** INFORMATION GIVEN **
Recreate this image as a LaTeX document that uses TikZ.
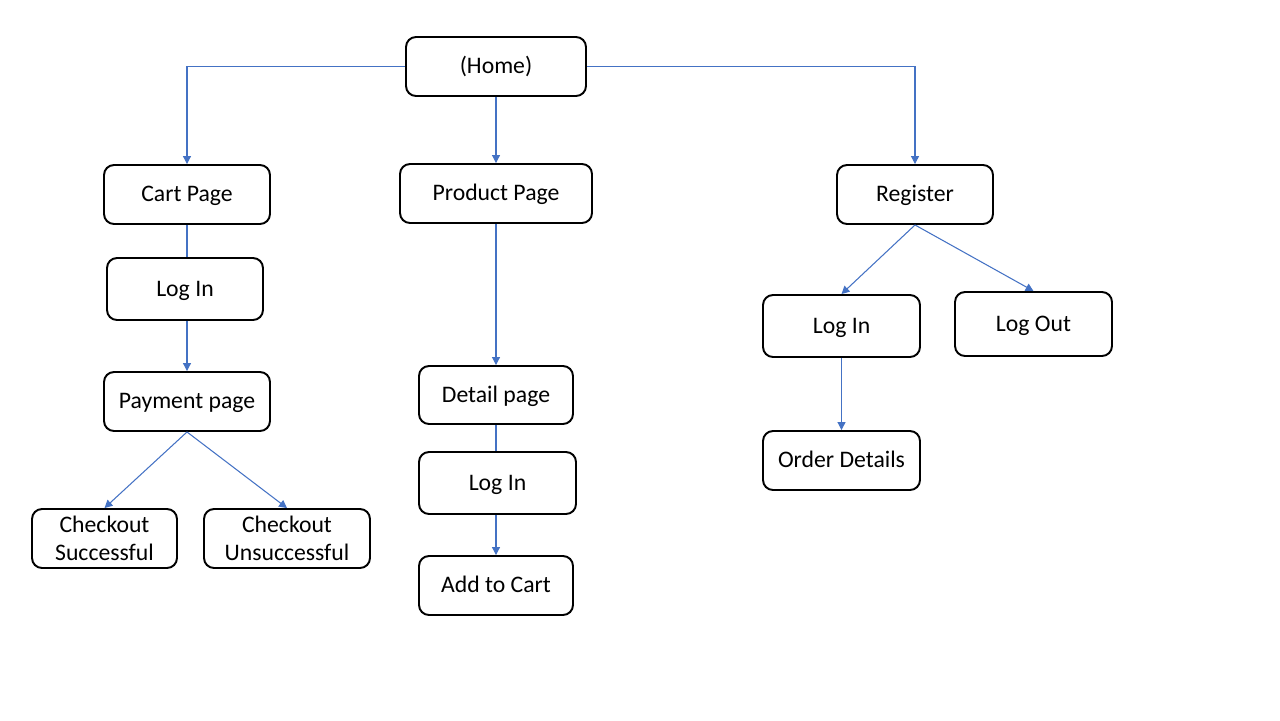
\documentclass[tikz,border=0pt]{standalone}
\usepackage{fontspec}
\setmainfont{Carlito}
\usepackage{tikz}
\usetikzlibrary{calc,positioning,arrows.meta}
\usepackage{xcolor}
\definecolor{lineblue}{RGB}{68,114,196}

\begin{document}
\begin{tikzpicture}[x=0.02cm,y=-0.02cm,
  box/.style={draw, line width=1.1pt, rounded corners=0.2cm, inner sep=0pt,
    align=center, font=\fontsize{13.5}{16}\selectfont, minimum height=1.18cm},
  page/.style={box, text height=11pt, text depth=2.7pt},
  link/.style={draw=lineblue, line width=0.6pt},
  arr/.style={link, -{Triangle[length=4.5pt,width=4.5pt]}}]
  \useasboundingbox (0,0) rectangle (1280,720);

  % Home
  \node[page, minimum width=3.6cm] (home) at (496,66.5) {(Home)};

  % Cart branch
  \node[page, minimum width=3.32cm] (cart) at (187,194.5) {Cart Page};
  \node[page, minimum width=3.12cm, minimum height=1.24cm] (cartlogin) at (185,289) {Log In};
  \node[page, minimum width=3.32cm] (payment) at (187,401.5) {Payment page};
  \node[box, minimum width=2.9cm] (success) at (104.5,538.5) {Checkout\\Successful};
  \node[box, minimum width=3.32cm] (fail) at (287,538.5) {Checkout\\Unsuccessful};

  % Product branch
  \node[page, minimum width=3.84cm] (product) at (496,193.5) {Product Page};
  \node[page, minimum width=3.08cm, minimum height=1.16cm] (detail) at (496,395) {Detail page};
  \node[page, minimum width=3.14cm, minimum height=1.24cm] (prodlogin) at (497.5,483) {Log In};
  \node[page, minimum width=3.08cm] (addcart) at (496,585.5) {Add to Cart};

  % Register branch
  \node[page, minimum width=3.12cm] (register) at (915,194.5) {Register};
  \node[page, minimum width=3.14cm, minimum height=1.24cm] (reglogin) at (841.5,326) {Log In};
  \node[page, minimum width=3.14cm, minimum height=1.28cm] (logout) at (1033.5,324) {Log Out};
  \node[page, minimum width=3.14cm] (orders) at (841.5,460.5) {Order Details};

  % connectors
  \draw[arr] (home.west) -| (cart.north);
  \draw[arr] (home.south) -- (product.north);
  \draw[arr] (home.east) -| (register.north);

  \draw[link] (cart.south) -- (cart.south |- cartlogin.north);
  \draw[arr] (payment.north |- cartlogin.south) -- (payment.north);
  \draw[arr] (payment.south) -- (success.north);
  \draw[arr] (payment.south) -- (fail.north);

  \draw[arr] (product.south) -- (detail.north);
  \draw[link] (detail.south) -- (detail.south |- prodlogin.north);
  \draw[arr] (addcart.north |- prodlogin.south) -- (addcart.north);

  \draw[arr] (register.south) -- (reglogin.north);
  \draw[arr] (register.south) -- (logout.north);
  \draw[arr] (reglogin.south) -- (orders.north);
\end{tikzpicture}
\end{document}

==

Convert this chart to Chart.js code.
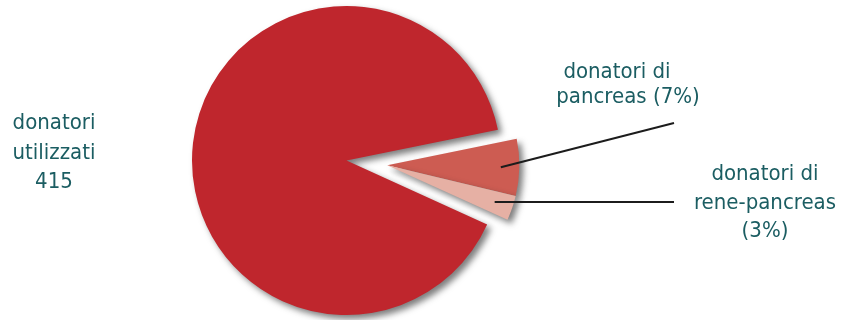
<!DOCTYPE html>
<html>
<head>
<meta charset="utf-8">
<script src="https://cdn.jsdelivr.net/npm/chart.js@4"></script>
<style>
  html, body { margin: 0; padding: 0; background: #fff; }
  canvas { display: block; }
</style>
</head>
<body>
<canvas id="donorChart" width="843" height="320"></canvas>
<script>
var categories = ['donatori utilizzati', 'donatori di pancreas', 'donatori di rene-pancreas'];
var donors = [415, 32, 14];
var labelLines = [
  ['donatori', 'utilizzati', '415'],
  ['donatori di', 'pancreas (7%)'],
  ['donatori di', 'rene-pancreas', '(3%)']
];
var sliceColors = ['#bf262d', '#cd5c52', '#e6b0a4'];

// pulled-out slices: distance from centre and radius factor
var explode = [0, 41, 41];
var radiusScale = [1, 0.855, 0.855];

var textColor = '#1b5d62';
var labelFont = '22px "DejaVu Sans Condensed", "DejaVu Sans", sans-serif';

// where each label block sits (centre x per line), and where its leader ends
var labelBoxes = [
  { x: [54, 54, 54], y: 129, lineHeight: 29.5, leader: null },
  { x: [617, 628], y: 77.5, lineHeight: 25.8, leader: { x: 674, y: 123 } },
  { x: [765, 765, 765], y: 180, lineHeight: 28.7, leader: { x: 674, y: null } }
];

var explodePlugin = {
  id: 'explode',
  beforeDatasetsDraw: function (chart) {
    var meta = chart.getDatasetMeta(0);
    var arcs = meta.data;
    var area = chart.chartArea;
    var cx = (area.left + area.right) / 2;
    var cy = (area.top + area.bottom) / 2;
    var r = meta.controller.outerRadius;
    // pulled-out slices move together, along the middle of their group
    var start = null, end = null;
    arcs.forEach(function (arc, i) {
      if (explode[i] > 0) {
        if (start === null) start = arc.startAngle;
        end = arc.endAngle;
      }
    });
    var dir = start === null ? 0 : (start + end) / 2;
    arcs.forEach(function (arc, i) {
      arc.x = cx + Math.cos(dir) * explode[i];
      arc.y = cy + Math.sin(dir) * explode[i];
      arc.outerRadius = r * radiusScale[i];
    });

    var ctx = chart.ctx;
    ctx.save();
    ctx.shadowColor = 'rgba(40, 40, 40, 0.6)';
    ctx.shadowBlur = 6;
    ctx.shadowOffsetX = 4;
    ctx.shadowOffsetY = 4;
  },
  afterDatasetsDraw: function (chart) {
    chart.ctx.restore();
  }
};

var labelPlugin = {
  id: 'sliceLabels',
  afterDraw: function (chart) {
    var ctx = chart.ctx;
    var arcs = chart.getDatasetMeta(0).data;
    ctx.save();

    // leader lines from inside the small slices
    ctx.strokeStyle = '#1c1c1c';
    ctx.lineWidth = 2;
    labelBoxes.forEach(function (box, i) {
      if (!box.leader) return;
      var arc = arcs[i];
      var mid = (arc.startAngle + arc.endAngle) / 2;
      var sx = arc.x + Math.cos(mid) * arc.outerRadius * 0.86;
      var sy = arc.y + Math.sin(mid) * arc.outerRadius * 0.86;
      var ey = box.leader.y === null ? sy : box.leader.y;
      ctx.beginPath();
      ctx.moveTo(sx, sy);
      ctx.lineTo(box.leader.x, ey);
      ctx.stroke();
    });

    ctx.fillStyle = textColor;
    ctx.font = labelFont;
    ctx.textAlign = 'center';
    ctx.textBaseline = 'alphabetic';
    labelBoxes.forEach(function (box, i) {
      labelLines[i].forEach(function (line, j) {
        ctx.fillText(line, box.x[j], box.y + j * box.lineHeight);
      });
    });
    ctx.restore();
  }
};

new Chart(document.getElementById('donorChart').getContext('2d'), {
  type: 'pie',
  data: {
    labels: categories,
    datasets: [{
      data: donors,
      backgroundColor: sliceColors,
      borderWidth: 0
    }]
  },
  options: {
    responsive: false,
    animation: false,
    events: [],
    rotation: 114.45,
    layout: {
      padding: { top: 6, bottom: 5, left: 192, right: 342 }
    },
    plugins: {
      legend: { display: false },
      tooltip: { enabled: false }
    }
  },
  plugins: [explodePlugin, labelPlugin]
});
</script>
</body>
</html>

** TASK BRIEF **
Above are some records; quote exactly and only the lines that begin at the line containing "Recreate this image" and stop after the line containing "minimum width=3.32cm] (fail)", leaving out the pictures.

** SOLUTION BELOW **
Recreate this image as a LaTeX document that uses TikZ.
\documentclass[tikz,border=0pt]{standalone}
\usepackage{fontspec}
\setmainfont{Carlito}
\usepackage{tikz}
\usetikzlibrary{calc,positioning,arrows.meta}
\usepackage{xcolor}
\definecolor{lineblue}{RGB}{68,114,196}

\begin{document}
\begin{tikzpicture}[x=0.02cm,y=-0.02cm,
  box/.style={draw, line width=1.1pt, rounded corners=0.2cm, inner sep=0pt,
    align=center, font=\fontsize{13.5}{16}\selectfont, minimum height=1.18cm},
  page/.style={box, text height=11pt, text depth=2.7pt},
  link/.style={draw=lineblue, line width=0.6pt},
  arr/.style={link, -{Triangle[length=4.5pt,width=4.5pt]}}]
  \useasboundingbox (0,0) rectangle (1280,720);

  % Home
  \node[page, minimum width=3.6cm] (home) at (496,66.5) {(Home)};

  % Cart branch
  \node[page, minimum width=3.32cm] (cart) at (187,194.5) {Cart Page};
  \node[page, minimum width=3.12cm, minimum height=1.24cm] (cartlogin) at (185,289) {Log In};
  \node[page, minimum width=3.32cm] (payment) at (187,401.5) {Payment page};
  \node[box, minimum width=2.9cm] (success) at (104.5,538.5) {Checkout\\Successful};
  \node[box, minimum width=3.32cm] (fail) at (287,538.5) {Checkout\\Unsuccessful};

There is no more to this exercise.